Il problema principale, secondo me, è la conoscenza: non si può pensare di partecipare ad un viaggio “alternativo” non solo se non lo si conosce, ma anche se non si ha la minima idea che possa esistere “qualcosa del genere”. L’ideale sarebbe un portale di viaggio, che contenga tutte le tipologie di viaggio e che dia pari visibilità a tutte queste proposte, così da posizionare tutte le realtà allo stesso punto di partenza, dando la possibilità a chi vi accede di valutarle in base a destinazione, programma, costo, tipologia, autorevolezza e skill di guide e accompagnatori, recensioni, ecc. Il turismo esperienziale nasce proprio dall’esigenza, da parte del viaggiatore, di sperimentare esperienze diverse dal classico viaggio turistico; ecco che sono nati così viaggi orientati al food&wine, allo yoga, al biking, percorsi tematici, insomma, che rendano il viaggio più focalizzato su aspetti specifici rispetto a tour generalisti e nei quali il turista ricopra un ruolo maggiormente attivo all’interno della proposta.

Sta per integrare l’attività di viaggi proprio con l’organizzazione di tour esperienziali a Roma destinati ai turisti stranieri, immagino in àmbito fotografico.
Sono fotografo e quindi opererò nell’ambito della fotografia.
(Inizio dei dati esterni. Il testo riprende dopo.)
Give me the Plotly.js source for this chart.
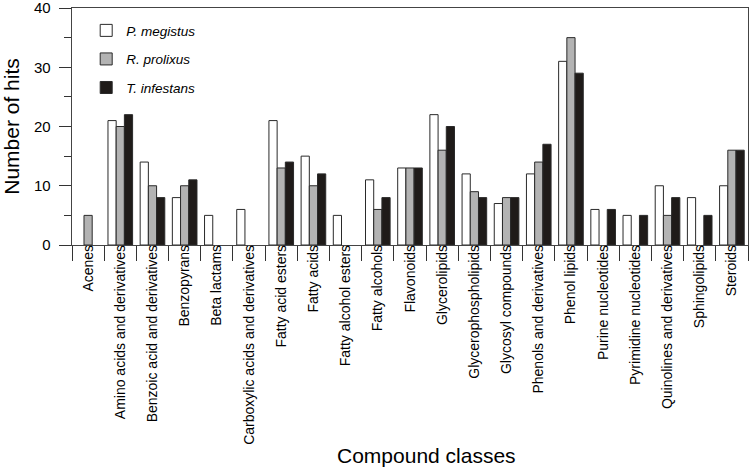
<!DOCTYPE html>
<html>
<head>
<meta charset="utf-8">
<script src="https://cdn.plot.ly/plotly-3.0.1.min.js"></script>
<style>html,body{margin:0;padding:0;background:#fff;}#chart{width:752px;height:470px;}</style>
</head>
<body>
<div id="chart"></div>
<script>
const categories = ["Acenes","Amino acids and derivatives","Benzoic acid and derivatives","Benzopyrans","Beta lactams","Carboxylic acids and derivatives","Fatty acid esters","Fatty acids","Fatty alcohol esters","Fatty alcohols","Flavonoids","Glycerolipids","Glycerophospholipids","Glycosyl compounds","Phenols and derivatives","Phenol lipids","Purine nucleotides","Pyrimidine nucleotides","Quinolines and derivatives","Sphingolipids","Steroids"];
// null = no bar drawn (no hits)
const pMegistus = [null,21,14,8,5,6,21,15,5,11,13,22,12,7,12,31,6,5,10,8,10];
const rProlixus = [5,20,10,10,null,null,13,10,null,6,13,16,9,8,14,35,null,null,5,null,16];
const tInfestans = [null,22,8,11,null,null,14,12,null,8,13,20,8,8,17,29,6,5,8,5,16];
const seriesNames = ["P. megistus","R. prolixus","T. infestans"];
const yRange = [0,40];

const fills = ["#ffffff","#b3b3b3","#1f1b19"];
const allVals = [pMegistus, rProlixus, tInfestans];
const traces = allVals.map((v,i)=>({
  type:'bar', x:categories, y:v, name:seriesNames[i], legendgroup:'g'+i,
  marker:{color:fills[i], line:{color:'#2a2a2a', width:1}}
}));

const layout = {
  width:752, height:470,
  margin:{l:72, r:4, t:8, b:225},
  paper_bgcolor:'#fff', plot_bgcolor:'#fff',
  font:{family:'Liberation Sans, Arial, sans-serif', color:'#000'},
  barmode:'group', bargap:0.235, bargroupgap:0,
  showlegend:true,
  legend:{x:0.021, y:0.97, xanchor:'left', yanchor:'top', bgcolor:'rgba(0,0,0,0)',
          font:{size:13.5, style:'italic'}, tracegroupgap:8, itemwidth:30},
  xaxis:{type:'category', tickangle:-90, tickson:'boundaries', ticks:'outside', ticklen:15,
         tickcolor:'#333', tickwidth:1, showline:true, linecolor:'#444', linewidth:1.3, mirror:true,
         showgrid:false, tickfont:{size:14}, ticklabelstandoff:-7, automargin:false},
  yaxis:{range:yRange, tickmode:'linear', tick0:0, dtick:10, ticks:'outside', ticklen:12, tickcolor:'#333',
         tickwidth:1, showline:true, linecolor:'#444', linewidth:1.3, mirror:true, showgrid:false, zeroline:false,
         tickfont:{size:15}, ticklabelstandoff:5, ticklabeloverflow:'allow',
         minor:{dtick:5, ticks:'outside', ticklen:7, tickcolor:'#333', tickwidth:1, showgrid:false},
         title:{text:'Number of hits', font:{size:21}, standoff:8}, automargin:false},
  annotations:[{text:'Compound classes', xref:'paper', yref:'paper', x:0.524, y:0, yshift:-210,
                xanchor:'center', yanchor:'middle', showarrow:false, font:{size:21}}]
};
Plotly.newPlot('chart', traces, layout, {displayModeBar:false, staticPlot:true});
</script>
</body>
</html>
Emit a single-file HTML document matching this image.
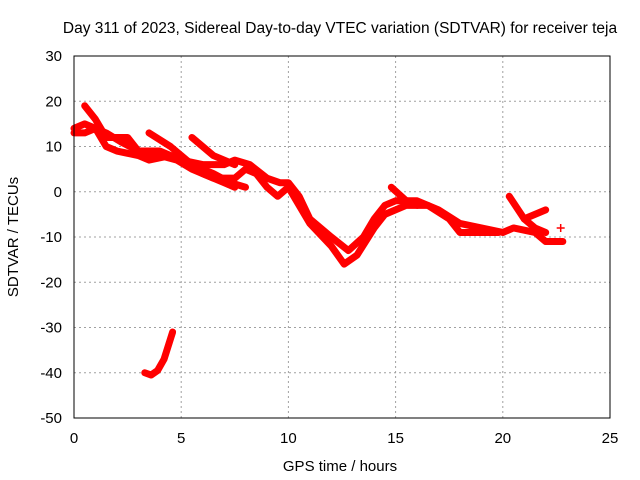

Insegnerò ai turisti, non necessariamente stranieri ma anche italiani, a fotografare (o ad approfondire conoscenze e tecniche fotografiche a chi già ha acquisito nozioni di fotografia) con una fotocamera reflex, portandoli in luoghi di Roma non turistici, come angoli nascosti del centro ma anche le periferie della città, e che abbiano un legame con la creatività come l’artigianato o la street art. È un modo innovativo di scoprire una città raffinando anche, attraverso la fotografia, il proprio sguardo; e che cosa ci può essere di meglio che sperimentarlo a Roma, uno scrigno magico e pieno di bellezze nascoste e sorprendenti che non ha rivali al mondo?